By removing the stars early on, I can focus on cleaning up the background as the merge was not seamless due to having different sky backgrounds. Using Starnet is a way to keep the stars from getting bloated due to additional processing being applied to the image. As part of this process, I had StarNet create a star mask, which I will use later to re-add the stars. I did this for all four channels (Red, Green, Blue, Hydrogen-Alpha)

Channel Combination for RGB

With the stars removed, I will use Channel Combination to combine the channels into RGB. I then used the narrowband combination workflow to integrate the HA channel to help boost the red color.

Histogram Stretch

I used histogram transformation to stretch the image.

Luminance Workflow

Before doing anything more to the color image, I need to go through my Luminance Workflow.

Early on, I created a color image that included the stars. From that image, I extracted the luminance channel. With a luminance image, I ran through the luminance workflow, paying attention to the galaxy arms on the edges. I used my enhanced stretching routine to bring out those features.
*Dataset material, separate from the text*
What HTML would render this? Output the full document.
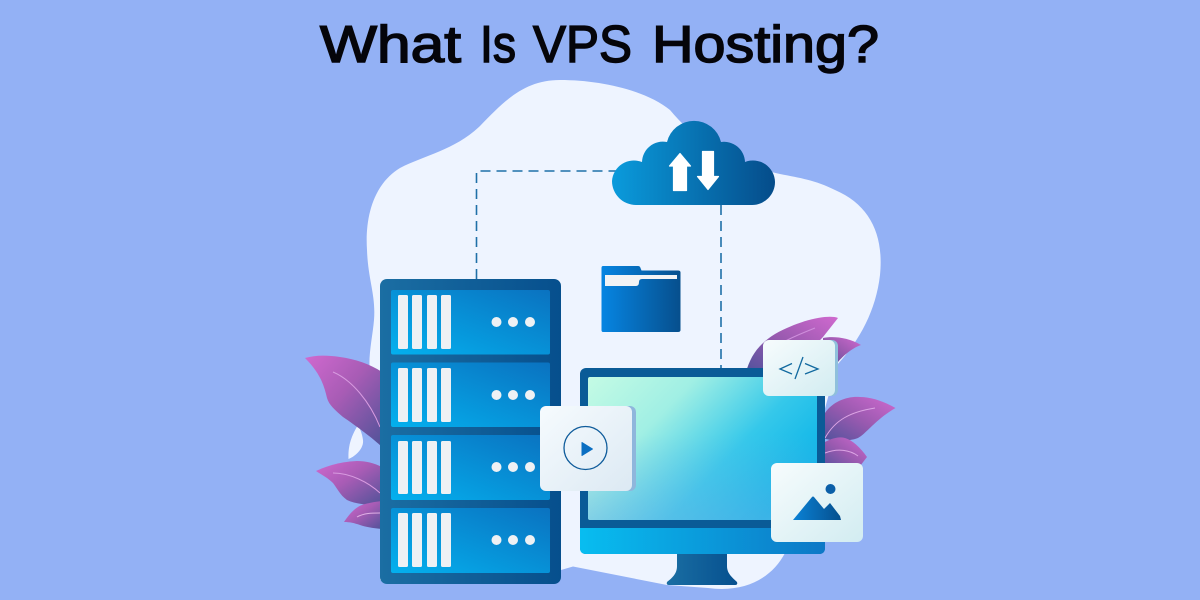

Luminance Integration (LRGB)

With the luminance image processed, I can integrate it with the color image with Channel Combination. I run this process five times until I get the desired result.

Color Saturation

I used Curves Transformation to increase the overall color saturation for a second time. Again, I used my enhanced stretch mask from my Luminance worklow to brighten the outer edges.

Brightness and Color Adjustments

I used Curves Transformation to increase the overall brightness and colors.

Noise Reduction

Now that the image is done, I run one last noise reduction with ACDNR.

Star Integration

Now that the image is almost complete, it is time to add the stars back into the image. I will use the star mask the StarNet created during the star removal process for the Red, Green, and Blue channels. I used linear fit before doing a simple RGB channel combination.

Once combined, Histogram Transformation permanently stretch the image, to make the stars visible. I did the same thing for the star mask created during the star removal on the luminance image.

I applied the luminance star mask to the RGB image.

NGC7811 - Pixel Math - Star Interation
Pixel Math

Then, using Pixel Math, take the maximum values from both images and apply to the color image. Because of the star mask applied to the color image, this formula only impacts the unprotected areas from the star mask.

Final

To finish the image, I make a few minor tweaks to the brightness and colors of the stars using Curves Transformation, keeping the star mask applied. Once done, I prepped the image for publication with resample, crop, and annotate.